The spectral slope of the Galactic and isotropic background of radio sources \((T_1 \sim \nu^{-\alpha}\) in the frequency range under consideration is \(\alpha = 2.7 \pm 0.2\) \((^{11})\); for the thermal component \(\alpha = 2\). Therefore

\[ aT_1(610) + bT_2(610) = T_b(404) - T_R, \tag{10'} \]

where \(a = (610/404)^{2.7 \pm 0.2}\) and \(b = (610/404)^2\).

From (9) and (10′) we obtain that \(T_2(610) < 1^\circ\) K, i.e., the flux of radio emission of the intergalactic plasma cannot exceed \(I_\nu = 2kT_2(\nu)/\lambda_0^2 \approx 10^{-19}\) erg/cm\(^2\)·sec·Hz·ster. A somewhat cruder estimate can be obtained by comparing the data on measurements of the relic radiation at 0.254 and 20.7 cm, and also by analyzing the contribution of various sources to the minimum brightness temperature of the radio sky at 178 and 404 MHz.

6. Results. Table 1 gives \(z_{\max}\) for different \(\Omega\) and \(W\) \((\Omega = 0.035\) corresponds to the observed matter in galaxies).

Since the redshift of hydrogen recombination is practically independent of \(\Omega\), it follows from the data of the table that a period of neutral hydrogen is necessary even for the maximum possible energy release, for any matter density in the Universe that does not contradict observations. The energy release \(W\) could not have exceeded \(3 \cdot 10^{16}\) erg/g (see Sec. 4); therefore hydrogen at \(300 < z < 1300\) was neutral, and the formation of various objects began at \(z < 300\).
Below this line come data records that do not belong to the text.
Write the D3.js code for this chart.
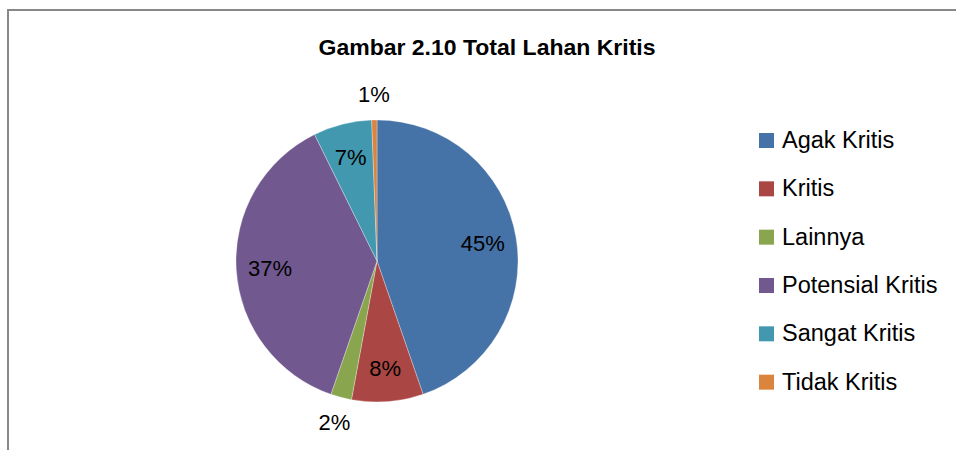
<!DOCTYPE html>
<html>
<head>
<meta charset="utf-8">
<script src="https://cdn.jsdelivr.net/npm/d3@7"></script>
<style>
    body { margin: 0; background: #fff; }
    svg { display: block; font-family: "Liberation Sans", Arial, sans-serif; }
</style>
</head>
<body>
<svg id="chart" width="956" height="450"></svg>
<script>
// data (percent of total)
var categories = ["Agak Kritis", "Kritis", "Lainnya", "Potensial Kritis", "Sangat Kritis", "Tidak Kritis"];
var values = [44.7, 8.2, 2.4, 37.4, 6.7, 0.6];
var colors = ["#4572A7", "#AA4643", "#89A54E", "#71588F", "#4198AF", "#DB843D"];
var title = "Gambar 2.10 Total Lahan Kritis";

var svg = d3.select("#chart");

// frame (only top + left visible in the crop)
svg.append("path")
    .attr("d", "M8,460 L8,10 L970,10")
    .attr("fill", "none")
    .attr("stroke", "#888")
    .attr("stroke-width", 2);

svg.append("text")
    .attr("x", 487)
    .attr("y", 55)
    .attr("text-anchor", "middle")
    .attr("font-weight", "bold")
    .attr("font-size", 22)
    .attr("textLength", 337)
    .attr("lengthAdjust", "spacingAndGlyphs")
    .text(title);

var cx = 377, cy = 261, r = 141;
var total = d3.sum(values);

var data = categories.map(function (c, i) {
    return {name: c, value: values[i], color: colors[i]};
});

var pie = d3.pie()
    .sort(null)
    .value(function (d) { return d.value; });

var arc = d3.arc().innerRadius(0).outerRadius(r);
var inLabel = d3.arc().innerRadius(r * 0.76).outerRadius(r * 0.76);
var outLabel = d3.arc().innerRadius(r + 26).outerRadius(r + 26);

var g = svg.append("g").attr("transform", "translate(" + cx + "," + cy + ")");
var arcs = pie(data);

g.selectAll("path.slice")
    .data(arcs)
    .enter().append("path")
    .attr("class", "slice")
    .attr("d", arc)
    .attr("fill", function (d) { return d.data.color; })
    .attr("stroke", "#fff")
    .attr("stroke-width", 0.5)
    .attr("stroke-opacity", 0.6);

g.selectAll("text.lbl")
    .data(arcs)
    .enter().append("text")
    .attr("class", "lbl")
    .attr("transform", function (d) {
        var small = d.data.value / total < 0.05;
        var p = small ? outLabel.centroid(d) : inLabel.centroid(d);
        return "translate(" + p[0] + "," + p[1] + ")";
    })
    .attr("text-anchor", "middle")
    .attr("dy", "0.36em")
    .attr("font-size", 22)
    .attr("fill", "#000")
    .text(function (d) { return Math.round(d.data.value / total * 100) + "%"; });

// legend
var legendY = d3.scaleBand()
    .domain(categories)
    .range([124, 414]);

var leg = svg.append("g");
var items = leg.selectAll("g")
    .data(data)
    .enter().append("g")
    .attr("transform", function (d) { return "translate(759," + legendY(d.name) + ")"; });

items.append("rect")
    .attr("x", 0)
    .attr("y", 9)
    .attr("width", 15)
    .attr("height", 15)
    .attr("fill", function (d) { return d.color; });

items.append("text")
    .attr("x", 23)
    .attr("y", 24)
    .attr("font-size", 23.5)
    .attr("fill", "#000")
    .text(function (d) { return d.name; });
</script>
</body>
</html>
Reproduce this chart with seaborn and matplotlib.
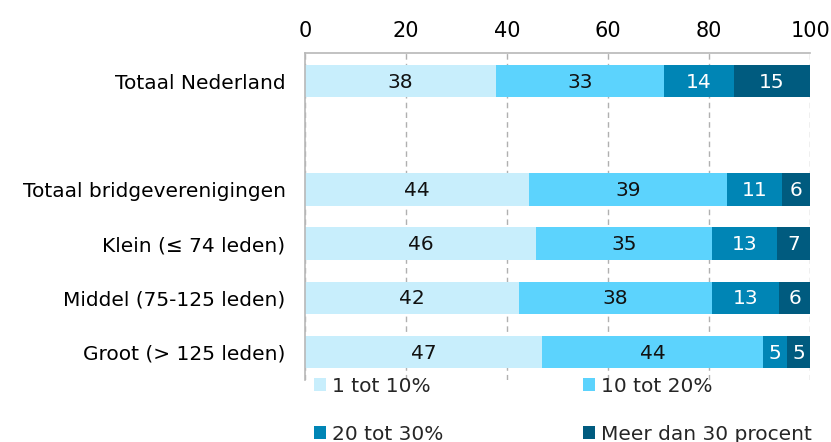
import numpy as np
import pandas as pd
import seaborn as sns
import matplotlib.pyplot as plt
from matplotlib.patches import Patch

# data (segment lengths estimated from the bars, labels are rounded)
categories = ["Totaal Nederland", "Totaal bridgeverenigingen", "Klein (≤ 74 leden)",
              "Middel (75-125 leden)", "Groot (> 125 leden)"]
order = ["Totaal Nederland", " ", "Totaal bridgeverenigingen", "Klein (≤ 74 leden)",
         "Middel (75-125 leden)", "Groot (> 125 leden)"]
tot_10 = [37.8, 44.4, 45.7, 42.4, 46.9]
tot_20 = [33.3, 39.2, 34.9, 38.2, 43.8]
tot_30 = [13.8, 10.8, 12.8, 13.3, 4.7]
meer_30 = [15.1, 5.6, 6.6, 6.1, 4.6]
series_names = ["1 tot 10%", "10 tot 20%", "20 tot 30%", "Meer dan 30 procent"]
colors = ["#C8EEFC", "#5CD3FD", "#0085B5", "#005B7F"]
text_colors = ["#111111", "#111111", "white", "white"]

sns.set_style("white")
plt.rcParams['font.family'] = ['DejaVu Sans']

df = pd.DataFrame({"cat": categories, series_names[0]: tot_10, series_names[1]: tot_20,
                   series_names[2]: tot_30, series_names[3]: meer_30})
cum = df[series_names].cumsum(axis=1)

fig = plt.figure(figsize=(8.31, 4.42), dpi=100)
ax = fig.add_axes([0.367, 0.14, 0.608, 0.74])

# draw stacked bars back to front (cumulative totals)
for i in range(len(series_names) - 1, -1, -1):
    sns.barplot(x=cum[series_names[i]], y=df["cat"], order=order, color=colors[i],
                width=0.6, saturation=1, ax=ax, zorder=2, linewidth=0)

# value labels
for i, name in enumerate(series_names):
    for j, cat in enumerate(categories):
        v = df.loc[j, name]
        pos = order.index(cat)
        ax.text(cum.loc[j, name] - v / 2, pos + 0.02, f"{v:.0f}", ha="center", va="center",
                fontsize=14.5, color=text_colors[i], zorder=3)

ax.set_xlim(0, 100)
ax.set_ylim(5.52, -0.52)
ax.set_xticks([0, 20, 40, 60, 80, 100])
ax.xaxis.tick_top()
ax.tick_params(axis="x", length=0, pad=9, labelsize=15, labelcolor="black")
ax.tick_params(axis="y", length=0, pad=14, labelsize=14.5, labelcolor="black")
ax.set_xlabel("")
ax.set_ylabel("")
ax.grid(axis="x", linestyle=(0, (4, 3)), color="#b0b0b0", linewidth=1, zorder=0)
for s in ["right", "bottom"]:
    ax.spines[s].set_visible(False)
for s in ["top", "left"]:
    ax.spines[s].set_color("#b8b8b8")
    ax.spines[s].set_linewidth(1.2)

# legend: row-wise order in two columns
idx = [0, 2, 1, 3]
handles = [Patch(facecolor=colors[k], edgecolor="none") for k in idx]
labels = [series_names[k] for k in idx]
fig.legend(handles, labels, loc="upper left", bbox_to_anchor=(0.378, 0.148),
           ncol=2, frameon=False, fontsize=14.5, handlelength=0.6, handleheight=0.6,
           handletextpad=0.3, columnspacing=6.9, labelspacing=1.45, borderpad=0,
           borderaxespad=0)

fig.savefig("out.png", dpi=100)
The author expresses gratitude to Ya. B. Zel’dovich and G. B. Sholomitskii for discussions and to J. R. Shakeshaft for information about new measurements.

Received
18 IV 1967

CITED LITERATURE

  1. Ya. B. Zel’dovich, UFN, 89, 4, 647 (1966).
  2. A. G. Doroshkevich, Ya. B. Zel’dovich, I. D. Novikov, Astr. Zhurn., 44, 2, 295 (1967).
  3. R. Weymann, Astrophys. J., 145, 2, 560 (1966).
  4. M. Kaufman, Nature, 207, 4998, 736 (1965).
  5. A. S. Kompaneets, ZhETF, 31, 877 (1956).
  6. R. Weymann, Phys. Fluids, 8, 11, 2112 (1965).
  7. V. G. Kurt, R. A. Syunyaev, Cosmic Research, 5, 573 (1967).
  8. M. S. Longair, Monthly Notices, 133, 3, 421 (1966).
  9. T. E. Howell, J. R. Shakeshaft, Report to the XIII IAU Assembly, Prague, 1967; Nature (in press).
  10. I. I. Pauliny-Toth, J. R. Shakeshaft, Monthly Notices, 124, 61 (1962).
  11. A. H. Bridle, Monthly Notices, 136, 2, 219 (1967).